When I started my Etsy shop last March, I wanted to make la petite oye: all of the white cotton or linen accompaniments for respectable dress in the eighteenth and nineteenth century. I first started with sleeve ruffles - simple things, and not easy to find - and then I added two Regency chemisette options and then Victorian collars. Since I've been pretty well constantly employed since that point (hurrah!), I haven't had the oomph to continue making items to sell and have mainly switched over to a commission-based system. Which also works better for me, since I have no home of my own and very little storage space to keep finished objects. Although I did recently finish a striped petticoat.
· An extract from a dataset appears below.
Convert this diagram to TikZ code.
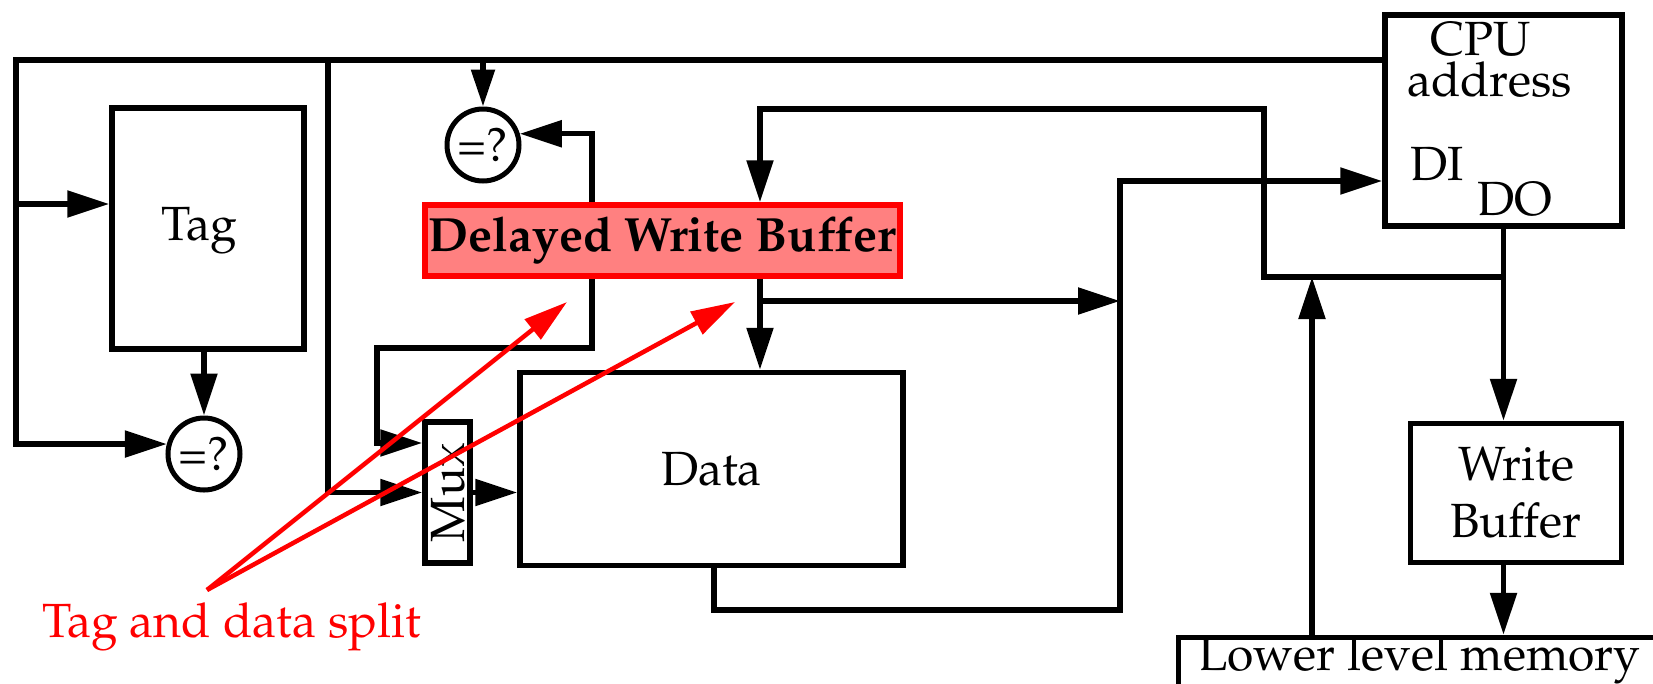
\documentclass[tikz,border=0pt]{standalone}
\usepackage[T1]{fontenc}
\usepackage{mathpazo}
\usepackage{graphicx}
\usetikzlibrary{arrows.meta}
\definecolor{bufpink}{HTML}{FF8080}
\definecolor{markred}{HTML}{FF0000}
\tikzset{
  wire/.style={line width=5.5pt, line join=miter},
  arr/.style={-{Triangle[length=42pt,width=26pt]}},
  blk/.style={draw, line width=5.5pt, inner sep=0pt},
  cmp/.style={draw, circle, line width=5pt, minimum size=72pt, inner sep=0pt},
  txt/.style={inner sep=0pt, anchor=base west},
  note/.style={draw=markred, line width=4.5pt, -{Triangle[length=44pt,width=25pt]}},
}
\begin{document}
\begin{tikzpicture}[x=1pt, y=-1pt, every node/.style={font=\fontsize{48}{57}\selectfont}]
\useasboundingbox (0,0) rectangle (1653,683);
\clip (0,0) rectangle (1653,683);

% blocks
\node[blk, minimum width=192pt, minimum height=241pt] (Tag) at (208,228.5) {};
\node[txt] (tagtext) at (161,240) {Tag};
\node[cmp] (c1) at (204,454) {=?};
\node[cmp] (c2) at (483,145) {=?};
\node[blk, draw=markred, fill=bufpink, minimum width=475pt, minimum height=71pt,
      font=\fontsize{48}{57}\selectfont\bfseries] (DWB) at (662.5,240.5) {Delayed Write Buffer};
\node[blk, minimum width=45pt, minimum height=141pt] (Mux) at (447.5,492.5) {\rotatebox{90}{Mux}};
\node[blk, minimum width=383pt, minimum height=193pt] (Data) at (711.5,469) {Data};
\node[blk, minimum width=237pt, minimum height=211pt] (CPU) at (1503.5,120.5) {};
\node[txt] (cpu1) at (1430,55) {CPU};
\node[txt] (cpu2) at (1407,96) {address};
\node[txt] (di) at (1410,180) {DI};
\node[txt] (do) at (1477,215) {DO};
\node[blk, minimum width=211pt, minimum height=139pt, align=center] (WB) at (1516,493) {Write\\Buffer};
\node[blk, minimum width=521pt, minimum height=52.5pt] (LLM) at (1439,663.75) {};
\node[txt] (llmtext) at (1198,670) {Lower level memory};

% wiring points
\coordinate (tl) at (16,60);
\coordinate (tagin) at (16,204);
\coordinate (v2) at (328,60);
\coordinate (xa) at (592,0);
\coordinate (lp) at (377,348);
\coordinate (xb) at (760,0);
\coordinate (xc) at (714,0);
\coordinate (bus) at (1120,301);
\coordinate (lb) at (1120,610);
\coordinate (tp) at (1264,109);
\coordinate (jn) at (CPU.south |- 0,277);
\coordinate (up) at (1312,277);

% address bus and tag compare
\draw[wire, arr] (CPU.west |- tl) -- (tl) |- (c1.165);
\draw[wire, arr] (tagin) -- (tagin -| Tag.west);
\draw[wire, arr] (c1.north |- Tag.south) -- (c1.north);
\draw[wire, arr] (v2) |- (Mux.west);
\draw[wire, -{Triangle[length=37pt,width=23pt]}] (c2.north |- tl) -- (c2.north);

% delayed write buffer paths
\draw[wire, arr] (xa |- DWB.north) |- (c2.17);
\draw[wire, arr] (xa |- DWB.south) |- (lp) |- (Mux.west |- 0,443);
\draw[wire, arr] (Mux.east) -- (Data.west |- Mux.east);
\draw[wire, arr] (xb |- DWB.south) -- (xb |- Data.north);
\draw[wire, arr] (xb |- bus) -- (bus);
\draw[wire, arr] (xc |- Data.south) |- (lb) |- (CPU.west |- 0,181);
\draw[wire, arr] (jn) -| (tp) -| (xb |- DWB.north);

% write buffer and memory
\draw[wire, arr] (CPU.south) -- (CPU.south |- WB.north);
\draw[wire, arr] (CPU.south |- WB.south) -- (CPU.south |- LLM.north);
\draw[wire, arr] (up |- LLM.north) -- (up);

% annotation
\coordinate (rs) at (207,590);
\coordinate (rt1) at (567,302);
\coordinate (rt2) at (735,302);
\draw[note] (rs) -- (rt1);
\draw[note] (rs) -- (rt2);
\node[txt, text=markred] (split) at (42,637) {Tag and data split};
\end{tikzpicture}
\end{document}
Along the way I seem to have become more of an antiquarian bookseller somehow, but now that my life is becoming more orderly for the moment, I'm attempting to freshen up my shop and introduce some new products. Although it will probably be some time, since I need to draw up the patterns and then make the prototypes for the pictures, I'm planning to add (sometime this year):

- aprons, both sheer cotton ones with ruffles and more solid linen ones
- ruched sabot cuffs/ruffles to add to gowns
- wrist ruffles for long sleeves - on flat bands rather than round ones
- triangular kerchiefs, some shaped for the neck so you don't get those annoying wrinkles
- possibly kerchiefs with ruffles at the neck, fichus en chemise
- bodiced Regency petticoats
- mantelets
- mitts
- some new styles of chemisettes/frills, such as a collarless or with a pinked or scalloped frill
- Civil War-era non-puffy undersleeves

And I need to adjust my chemisette and frill patterns so that they hug the neck a little bit more. Is there something you can think of that I'm overlooking, or something I've thought of that you think should be prioritized? Shifts are ... under consideration.